What you need to know:
- The war has claimed at least 12,190 lives according to a conservative estimate by the Armed Conflict Location & Event Data Project.
The nine-month war between Sudan's rival generals could create a "generational catastrophe" for the country's 24 million children, UNICEF's representative in Sudan has told AFP.
"The conflict in Sudan is severely putting at risk the health and wellbeing of Sudan's 24 million children," Mandeep O'Brien said in an interview late on Thursday.
The fighting will not only have a serious impact on the future of Sudan, but will also "heavily (affect) the wider region", O'Brien said.
Since mid-April last year, Sudan has been gripped by a war pitting army chief Abdel Fattah al-Burhan against his former deputy, paramilitary commander Mohamed Hamdan Daglo.
The war has claimed at least 12,190 lives according to a conservative estimate by the Armed Conflict Location & Event Data Project.
The United Nations says more than seven million people have been displaced.
They include 3.5 million children, according to O'Brien, leaving Sudan facing "the largest displacement crisis in the world".
'Sudan needs peace'
If the deadly power struggle continues, the impact on the country -- already one of the poorest in the world -- will be "unthinkable", O'Brien said.
"Sudan needs peace to avert a generational catastrophe," she said.
"The future of the country is at stake: almost 20 million children in Sudan will not go to school this year without urgent action."
Few areas of the country, which has 48 million inhabitants, have been spared from violence, shortages and looting, with 14 million children in need of emergency humanitarian aid, according to O'Brien.
Even before the war, a third of Sudan's population faced a hunger crisis while seven million children were not in school, particularly in rural areas where almost two-thirds of the population live.
The war has only added to the challenges posed by poverty and repeated conflicts in the country, which ousted longtime leader Omar al-Bashir in 2019 but saw a brief democratic transition abruptly ended by a coup in 2021.
Today, millions of children are at risk from "killing, maiming, child recruitment, violence (and) rape", O'Brien said.
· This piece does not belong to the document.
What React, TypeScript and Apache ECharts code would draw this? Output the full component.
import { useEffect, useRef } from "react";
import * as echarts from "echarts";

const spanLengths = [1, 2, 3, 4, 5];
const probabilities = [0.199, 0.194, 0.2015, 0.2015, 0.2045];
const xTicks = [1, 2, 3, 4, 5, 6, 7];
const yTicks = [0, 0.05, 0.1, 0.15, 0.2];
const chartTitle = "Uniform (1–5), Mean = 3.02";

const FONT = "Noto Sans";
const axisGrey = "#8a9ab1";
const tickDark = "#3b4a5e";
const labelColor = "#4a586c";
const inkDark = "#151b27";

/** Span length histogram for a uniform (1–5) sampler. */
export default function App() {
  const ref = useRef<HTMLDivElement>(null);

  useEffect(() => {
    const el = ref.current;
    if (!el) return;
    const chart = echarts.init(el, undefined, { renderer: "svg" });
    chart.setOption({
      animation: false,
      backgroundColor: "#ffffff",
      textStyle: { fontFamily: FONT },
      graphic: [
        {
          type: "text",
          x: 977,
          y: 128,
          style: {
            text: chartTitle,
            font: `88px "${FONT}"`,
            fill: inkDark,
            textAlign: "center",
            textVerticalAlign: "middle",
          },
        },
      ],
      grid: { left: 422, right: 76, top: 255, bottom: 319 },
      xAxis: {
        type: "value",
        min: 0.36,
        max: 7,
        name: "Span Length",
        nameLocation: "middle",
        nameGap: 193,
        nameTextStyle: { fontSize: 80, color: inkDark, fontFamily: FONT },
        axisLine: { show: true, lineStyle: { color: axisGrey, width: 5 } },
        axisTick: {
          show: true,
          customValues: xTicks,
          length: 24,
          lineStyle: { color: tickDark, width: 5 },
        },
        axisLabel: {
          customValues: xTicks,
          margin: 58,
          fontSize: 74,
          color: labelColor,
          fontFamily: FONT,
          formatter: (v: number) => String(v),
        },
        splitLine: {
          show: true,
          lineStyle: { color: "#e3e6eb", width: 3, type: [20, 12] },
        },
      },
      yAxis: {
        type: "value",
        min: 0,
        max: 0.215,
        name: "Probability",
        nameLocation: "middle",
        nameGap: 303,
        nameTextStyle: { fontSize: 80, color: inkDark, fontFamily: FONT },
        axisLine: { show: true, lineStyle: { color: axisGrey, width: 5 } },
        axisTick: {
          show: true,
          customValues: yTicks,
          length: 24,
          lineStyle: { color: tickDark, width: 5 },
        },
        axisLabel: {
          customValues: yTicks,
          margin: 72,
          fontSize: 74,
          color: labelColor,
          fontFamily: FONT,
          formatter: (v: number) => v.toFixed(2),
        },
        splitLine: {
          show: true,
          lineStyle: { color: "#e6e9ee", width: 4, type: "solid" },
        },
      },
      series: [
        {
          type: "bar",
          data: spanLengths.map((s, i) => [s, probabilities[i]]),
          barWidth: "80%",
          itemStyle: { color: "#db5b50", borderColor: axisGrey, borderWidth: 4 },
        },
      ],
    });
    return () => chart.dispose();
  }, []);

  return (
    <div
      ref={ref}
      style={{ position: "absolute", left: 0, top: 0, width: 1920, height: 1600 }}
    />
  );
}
The UN and NGOs have repeatedly condemned the use of child soldiers in Sudan by paramilitaries and tribal militias.
Meanwhile, women's rights activists say rape has plagued the country for decades, often affecting young women and girls.
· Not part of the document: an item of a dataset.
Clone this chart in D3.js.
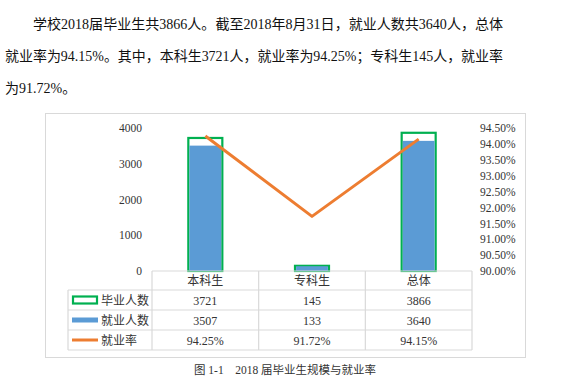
<!DOCTYPE html>
<html>
<head>
<meta charset="utf-8">
<script src="https://cdn.jsdelivr.net/npm/d3@7"></script>
<style>
  html, body { margin: 0; padding: 0; background: #fff; }
  svg { display: block; font-family: "Liberation Serif", "Noto Sans CJK SC", serif; }
</style>
</head>
<body>
<svg id="chart" width="586" height="387"></svg>
<script>
// data
const categories = ["本科生", "专科生", "总体"];
const graduates = [3721, 145, 3866];
const employed = [3507, 133, 3640];
const rates = [0.9425, 0.9172, 0.9415];
const rateLabels = ["94.25%", "91.72%", "94.15%"];
const leftTicks = [0, 1000, 2000, 3000, 4000];
const rightTicks = [0.90, 0.905, 0.91, 0.915, 0.92, 0.925, 0.93, 0.935, 0.94, 0.945];
const seriesNames = ["毕业人数", "就业人数", "就业率"];
const paragraph = [
    "学校2018届毕业生共3866人。截至2018年8月31日，就业人数共3640人，总体",
    "就业率为94.15%。其中，本科生3721人，就业率为94.25%；专科生145人，就业率",
    "为91.72%。"
];
const caption = "图 1-1　2018 届毕业生规模与就业率";

const GREEN = "#00b050", BLUE = "#5b9bd5", ORANGE = "#ed7d31", GRID = "#d9d9d9", TXT = "#333";

const svg = d3.select("#chart");

// paragraph text above the chart
svg.append("g").selectAll("text")
    .data(paragraph)
    .join("text")
    .attr("x", (d, i) => i === 0 ? 33 : 5)
    .attr("y", (d, i) => 29 + i * 32)
    .attr("font-size", 14)
    .attr("fill", "#111")
    .attr("textLength", (d, i) => i === 0 ? 470 : (i === 1 ? 498 : null))
    .attr("lengthAdjust", "spacingAndGlyphs")
    .text(d => d);

// chart frame
svg.append("rect")
    .attr("x", 45.5).attr("y", 113.5)
    .attr("width", 480).attr("height", 244)
    .attr("fill", "none").attr("stroke", GRID);

const x = d3.scaleBand().domain(categories).range([152, 472]);
const yL = d3.scaleLinear().domain([0, 4000]).range([271, 128]);
const yR = d3.scaleLinear().domain([0.90, 0.945]).range([271, 128]);
const barW = 34;

// axes (labels only)
const leftAxis = svg.append("g")
    .attr("transform", "translate(142,0)")
    .call(d3.axisLeft(yL).tickValues(leftTicks).tickSize(0).tickPadding(0).tickFormat(d3.format("d")));
const rightAxis = svg.append("g")
    .attr("transform", "translate(480,0)")
    .call(d3.axisRight(yR).tickValues(rightTicks).tickSize(0).tickPadding(0).tickFormat(d3.format(".2%")));
[leftAxis, rightAxis].forEach(a => {
    a.select(".domain").remove();
    a.attr("font-family", null).attr("font-size", 11.5);
    a.selectAll("text").attr("fill", TXT);
});

// bars: graduates as green outline, employed blue overlaid
const bars = svg.append("g");
bars.selectAll("rect.grad")
    .data(categories)
    .join("rect")
    .attr("class", "grad")
    .attr("x", d => x(d) + x.bandwidth() / 2 - barW / 2)
    .attr("y", (d, i) => yL(graduates[i]))
    .attr("width", barW)
    .attr("height", (d, i) => yL(0) - yL(graduates[i]))
    .attr("fill", "#fff")
    .attr("stroke", GREEN)
    .attr("stroke-width", 2.2);
bars.selectAll("rect.emp")
    .data(categories)
    .join("rect")
    .attr("class", "emp")
    .attr("x", d => x(d) + x.bandwidth() / 2 - barW / 2 + 1.1)
    .attr("y", (d, i) => yL(employed[i]))
    .attr("width", barW - 2.2)
    .attr("height", (d, i) => yL(0) - yL(employed[i]))
    .attr("fill", BLUE);

// employment-rate line
const line = d3.line()
    .x((d, i) => x(categories[i]) + x.bandwidth() / 2)
    .y(d => yR(d));
svg.append("path")
    .datum(rates)
    .attr("d", line)
    .attr("fill", "none")
    .attr("stroke", ORANGE)
    .attr("stroke-width", 3)
    .attr("stroke-linejoin", "round");

// data table under the plot
const rowY = [271, 290, 310, 330, 350];
const tableLeft = 68;
const grid = svg.append("g").attr("stroke", GRID).attr("stroke-width", 1.2);
grid.append("line").attr("x1", 152).attr("x2", 472).attr("y1", rowY[0]).attr("y2", rowY[0]);
rowY.slice(1).forEach(y => {
    grid.append("line").attr("x1", tableLeft).attr("x2", 472).attr("y1", y).attr("y2", y);
});
grid.append("line").attr("x1", tableLeft).attr("x2", tableLeft).attr("y1", rowY[1]).attr("y2", rowY[4]);
x.domain().forEach(c => {
    grid.append("line").attr("x1", x(c)).attr("x2", x(c)).attr("y1", rowY[0]).attr("y2", rowY[4]);
});
grid.append("line").attr("x1", 472).attr("x2", 472).attr("y1", rowY[0]).attr("y2", rowY[4]);

const cell = (txt, cx, row) => svg.append("text")
    .attr("x", cx).attr("y", (rowY[row] + rowY[row + 1]) / 2 + 4.5)
    .attr("text-anchor", "middle")
    .attr("font-size", 12)
    .attr("fill", TXT)
    .text(txt);

categories.forEach((c, i) => {
    const cx = x(c) + x.bandwidth() / 2;
    cell(c, cx, 0);
    cell(graduates[i], cx, 1);
    cell(employed[i], cx, 2);
    cell(rateLabels[i], cx, 3);
});

// legend keys inside the table
const keyX = 72, keyW = 26;
const midY = r => (rowY[r] + rowY[r + 1]) / 2;
svg.append("rect").attr("x", keyX + 1).attr("y", midY(1) - 3.5).attr("width", keyW - 2).attr("height", 7)
    .attr("fill", "#fff").attr("stroke", GREEN).attr("stroke-width", 2.2);
svg.append("rect").attr("x", keyX).attr("y", midY(2) - 2.5).attr("width", keyW).attr("height", 5)
    .attr("fill", BLUE);
svg.append("line").attr("x1", keyX).attr("x2", keyX + keyW).attr("y1", midY(3)).attr("y2", midY(3))
    .attr("stroke", ORANGE).attr("stroke-width", 3);
seriesNames.forEach((n, i) => {
    svg.append("text")
        .attr("x", 101).attr("y", midY(i + 1) + 4.5)
        .attr("font-size", 12)
        .attr("fill", TXT)
        .text(n);
});

// caption
svg.append("text")
    .attr("x", 285).attr("y", 374)
    .attr("text-anchor", "middle")
    .attr("font-size", 11.5)
    .attr("fill", TXT)
    .text(caption);
</script>
</body>
</html>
Rape has also been used as a weapon in the latest conflict -- particularly by Daglo's Rapid Support Forces (RSF), according to the UN.
With much of the country's infrastructure destroyed, 7.4 million children lack access to safe drinking water and 3.5 million under the age of five are at high risk of water-borne diseases such as cholera, O'Brien said.
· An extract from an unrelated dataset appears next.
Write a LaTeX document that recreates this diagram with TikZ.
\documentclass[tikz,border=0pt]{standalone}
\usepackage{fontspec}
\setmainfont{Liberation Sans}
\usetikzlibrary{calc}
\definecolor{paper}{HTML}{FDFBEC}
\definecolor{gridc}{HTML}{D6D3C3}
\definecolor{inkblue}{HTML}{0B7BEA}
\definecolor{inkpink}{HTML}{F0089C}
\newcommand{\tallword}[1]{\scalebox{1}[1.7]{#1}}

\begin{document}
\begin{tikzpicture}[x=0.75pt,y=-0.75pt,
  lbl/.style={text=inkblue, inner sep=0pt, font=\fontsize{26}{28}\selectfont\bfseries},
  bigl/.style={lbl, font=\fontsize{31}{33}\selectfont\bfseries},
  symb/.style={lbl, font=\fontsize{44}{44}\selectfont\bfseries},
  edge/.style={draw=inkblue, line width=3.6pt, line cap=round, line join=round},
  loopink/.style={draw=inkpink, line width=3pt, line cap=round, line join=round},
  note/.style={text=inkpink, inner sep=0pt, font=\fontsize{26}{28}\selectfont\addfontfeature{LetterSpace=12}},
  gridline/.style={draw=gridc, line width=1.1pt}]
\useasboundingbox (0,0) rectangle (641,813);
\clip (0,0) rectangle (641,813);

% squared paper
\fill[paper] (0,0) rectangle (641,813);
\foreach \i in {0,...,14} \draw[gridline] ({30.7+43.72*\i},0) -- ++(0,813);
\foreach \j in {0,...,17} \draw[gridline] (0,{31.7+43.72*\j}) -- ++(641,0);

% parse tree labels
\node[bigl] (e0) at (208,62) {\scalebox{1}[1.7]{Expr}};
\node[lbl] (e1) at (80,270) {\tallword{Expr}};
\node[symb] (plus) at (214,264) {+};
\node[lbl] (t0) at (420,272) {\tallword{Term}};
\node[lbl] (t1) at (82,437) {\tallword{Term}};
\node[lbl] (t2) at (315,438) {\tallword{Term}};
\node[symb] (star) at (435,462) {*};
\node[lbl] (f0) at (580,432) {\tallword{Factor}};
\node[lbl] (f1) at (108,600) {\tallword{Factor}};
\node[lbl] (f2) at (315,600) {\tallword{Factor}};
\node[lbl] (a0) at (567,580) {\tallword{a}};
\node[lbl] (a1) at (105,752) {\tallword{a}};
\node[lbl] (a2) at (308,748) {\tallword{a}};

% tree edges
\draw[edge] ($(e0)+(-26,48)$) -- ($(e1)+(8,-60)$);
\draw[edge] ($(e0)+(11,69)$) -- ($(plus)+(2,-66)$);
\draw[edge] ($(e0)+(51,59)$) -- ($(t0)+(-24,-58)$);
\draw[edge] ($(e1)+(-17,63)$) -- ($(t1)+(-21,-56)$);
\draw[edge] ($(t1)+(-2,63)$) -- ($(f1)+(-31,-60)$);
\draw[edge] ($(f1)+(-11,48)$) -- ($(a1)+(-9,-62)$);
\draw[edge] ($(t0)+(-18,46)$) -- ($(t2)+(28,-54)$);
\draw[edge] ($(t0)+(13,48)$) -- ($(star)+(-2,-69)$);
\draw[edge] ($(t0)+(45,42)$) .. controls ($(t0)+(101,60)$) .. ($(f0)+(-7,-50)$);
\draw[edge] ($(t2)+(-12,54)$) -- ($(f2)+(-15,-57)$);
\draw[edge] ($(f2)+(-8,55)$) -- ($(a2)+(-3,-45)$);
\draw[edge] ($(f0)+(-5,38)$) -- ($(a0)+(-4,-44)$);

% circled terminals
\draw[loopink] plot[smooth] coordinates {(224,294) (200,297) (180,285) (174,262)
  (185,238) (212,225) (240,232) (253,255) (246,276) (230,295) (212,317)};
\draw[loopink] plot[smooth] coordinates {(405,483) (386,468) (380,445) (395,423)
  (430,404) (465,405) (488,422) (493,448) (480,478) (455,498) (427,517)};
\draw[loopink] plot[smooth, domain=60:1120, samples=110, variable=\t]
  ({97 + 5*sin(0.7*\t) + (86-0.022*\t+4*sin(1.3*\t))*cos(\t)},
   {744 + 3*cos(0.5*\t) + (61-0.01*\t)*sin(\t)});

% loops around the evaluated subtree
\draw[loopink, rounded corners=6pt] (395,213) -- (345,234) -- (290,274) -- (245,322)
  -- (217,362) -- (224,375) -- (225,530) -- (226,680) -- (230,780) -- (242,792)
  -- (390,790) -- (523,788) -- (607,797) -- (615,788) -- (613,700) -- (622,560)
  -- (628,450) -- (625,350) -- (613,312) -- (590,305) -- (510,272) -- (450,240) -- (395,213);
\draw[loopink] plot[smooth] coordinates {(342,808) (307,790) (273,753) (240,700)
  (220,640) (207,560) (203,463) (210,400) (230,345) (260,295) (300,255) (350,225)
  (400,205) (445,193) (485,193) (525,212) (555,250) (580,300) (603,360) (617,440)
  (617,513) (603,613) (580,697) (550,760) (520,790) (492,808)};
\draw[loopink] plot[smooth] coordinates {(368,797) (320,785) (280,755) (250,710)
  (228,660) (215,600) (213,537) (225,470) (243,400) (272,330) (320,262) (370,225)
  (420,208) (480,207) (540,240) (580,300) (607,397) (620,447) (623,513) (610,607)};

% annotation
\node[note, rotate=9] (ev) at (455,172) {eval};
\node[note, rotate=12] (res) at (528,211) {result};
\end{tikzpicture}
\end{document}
According to UNICEF, some 700,000 children are suffering from severe acute malnutrition and 100,000 need life-saving treatment for acute malnutrition.
Around 1.3 million babies will be born in 2024 "requiring skilled support for safe delivery to protect the lives of mothers", O'Brien said, but the war has left most of the country's hospitals unable to operate.
'Cycles of violence'
However, peace in Sudan appears to be a long way off. In its annual report published on Thursday, Human Rights Watch (HRW) said the conflict had "resulted in massive abuses against civilians".
The failure to prosecute human rights violations in the country over the past two decades of conflict had created impunity that had "fuelled repeated cycles of violence in Sudan", it added.
HRW said that Arab states and African governments had resisted efforts at the UN Human Rights Council to enforce accountability, while Western nations "were initially reluctant" to push for it or to commit the same level of resources they had done for Ukraine.
A majority of the council did eventually vote to create a mechanism for evidence gathering and preservation, but the Sudanese government has made clear it will not cooperate, said HRW.
Peace negotiations have so far amounted to little.
Since the beginning of January, Daglo has been on a diplomatic tour and even embraced Sudan's former civilian prime minister Abdalla Hamdok -- a man he had helped to oust -- in an effort, analysts said, to build legitimacy with the international community.
On Thursday, Daglo said he had presented UN Secretary General Antonio Guterres over the phone with his "vision to end the war" and "rebuild the Sudanese state on a new equitable basis".
On the same day, activists reported bombardments in Sudan's vast western region of Darfur and 33 civilians killed in air strikes in the capital Khartoum.